Written instruction ::
Return only the lines from the top of the data down to the one that holds "const TEXT = '#595959';", both included, without any pictures.

══ Raw data ══

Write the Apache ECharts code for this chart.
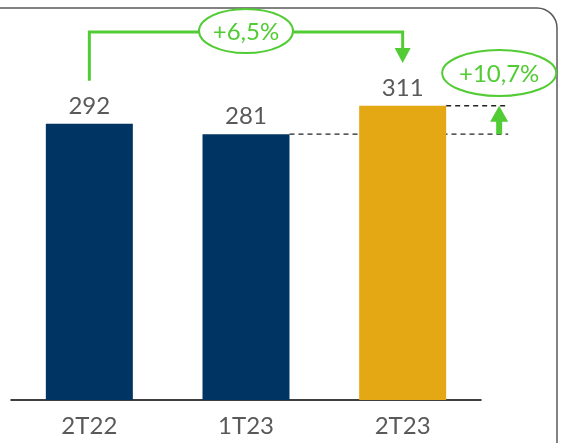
<!DOCTYPE html>
<html>
<head>
<meta charset="utf-8">
<script src="https://cdn.jsdelivr.net/npm/echarts@6/dist/echarts.min.js"></script>
<style>html,body{margin:0;padding:0;background:#fff;}#c{width:562px;height:443px;}</style>
</head>
<body>
<div id="c"></div>
<script>
const categories = ['2T22', '1T23', '2T23'];
const values = [292, 281, 311];
const barColors = ['#003462', '#003462', '#E4A814'];
const growthYoY = '+6,5%';
const growthQoQ = '+10,7%';

const FONT = 'Lato';
const GREEN = '#52CC34';
const TEXT = '#595959';

const chart = echarts.init(document.getElementById('c'), null, { renderer: 'canvas' });
chart.setOption({
  animation: false,
  grid: { left: 11, right: 81, top: 21.6, bottom: 43, containLabel: false },
  xAxis: {
    type: 'category',
    data: categories,
    axisLine: { lineStyle: { color: '#000', width: 1.5 } },
    axisTick: { show: false },
    axisLabel: { color: TEXT, fontFamily: FONT, fontSize: 24, margin: 14 }
  },
  yAxis: { type: 'value', min: 0, max: 400, show: false, splitLine: { show: false } },
  series: [{
    type: 'bar',
    barWidth: 87,
    data: values.map((v, i) => ({ value: v, itemStyle: { color: barColors[i] } })),
    label: { show: true, position: 'top', distance: 6, color: TEXT, fontFamily: FONT, fontSize: 24 }
  }]
});

const px = (i) => chart.convertToPixel({ seriesIndex: 0 }, [i, values[i]]);
const p0 = px(0), p1 = px(1), p2 = px(2);
const half = 43.5;
const yLine = 32;
const arrowX = p2[0] + half + 53;

chart.setOption({
  graphic: [
    { type: 'rect', shape: { x: -20, y: 8, width: 577, height: 480, r: 20 },
      style: { fill: 'none', stroke: '#5a5a5a', lineWidth: 1.5 }, silent: true },
    { type: 'polyline', shape: { points: [[p0[0], p0[1] - 43], [p0[0], yLine], [p2[0], yLine], [p2[0], 50]] },
      style: { stroke: GREEN, lineWidth: 3, fill: 'none' } },
    { type: 'polygon', shape: { points: [[p2[0] - 8, 48], [p2[0] + 8, 48], [p2[0], 63]] },
      style: { fill: GREEN } },
    { type: 'ellipse', shape: { cx: p1[0], cy: 31, rx: 47, ry: 22 },
      style: { fill: '#fff', stroke: GREEN, lineWidth: 2 } },
    { type: 'text', x: p1[0], y: 32,
      style: { text: growthYoY, fill: GREEN, font: '24px ' + FONT, align: 'center', verticalAlign: 'middle' } },
    { type: 'line', shape: { x1: p2[0] + half, y1: p2[1], x2: arrowX + 9, y2: p2[1] },
      style: { stroke: '#222', lineWidth: 1.4, lineDash: [5, 4] } },
    { type: 'line', shape: { x1: p1[0] + half, y1: p1[1], x2: arrowX + 9, y2: p1[1] },
      style: { stroke: '#222', lineWidth: 1.4, lineDash: [5, 4] } },
    { type: 'rect', shape: { x: arrowX - 3, y: p2[1] + 14, width: 6, height: p1[1] - p2[1] - 14 },
      style: { fill: GREEN } },
    { type: 'polygon', shape: { points: [[arrowX - 9, p2[1] + 16], [arrowX + 9, p2[1] + 16], [arrowX, p2[1]]] },
      style: { fill: GREEN } },
    { type: 'ellipse', shape: { cx: arrowX, cy: 73, rx: 57, ry: 23 },
      style: { fill: '#fff', stroke: GREEN, lineWidth: 2 } },
    { type: 'text', x: arrowX, y: 74,
      style: { text: growthQoQ, fill: GREEN, font: '24px ' + FONT, align: 'center', verticalAlign: 'middle' } }
  ]
});
</script>
</body>
</html>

═══

Answer for the task ::
Write the Apache ECharts code for this chart.
<!DOCTYPE html>
<html>
<head>
<meta charset="utf-8">
<script src="https://cdn.jsdelivr.net/npm/echarts@6/dist/echarts.min.js"></script>
<style>html,body{margin:0;padding:0;background:#fff;}#c{width:562px;height:443px;}</style>
</head>
<body>
<div id="c"></div>
<script>
const categories = ['2T22', '1T23', '2T23'];
const values = [292, 281, 311];
const barColors = ['#003462', '#003462', '#E4A814'];
const growthYoY = '+6,5%';
const growthQoQ = '+10,7%';

const FONT = 'Lato';
const GREEN = '#52CC34';
const TEXT = '#595959';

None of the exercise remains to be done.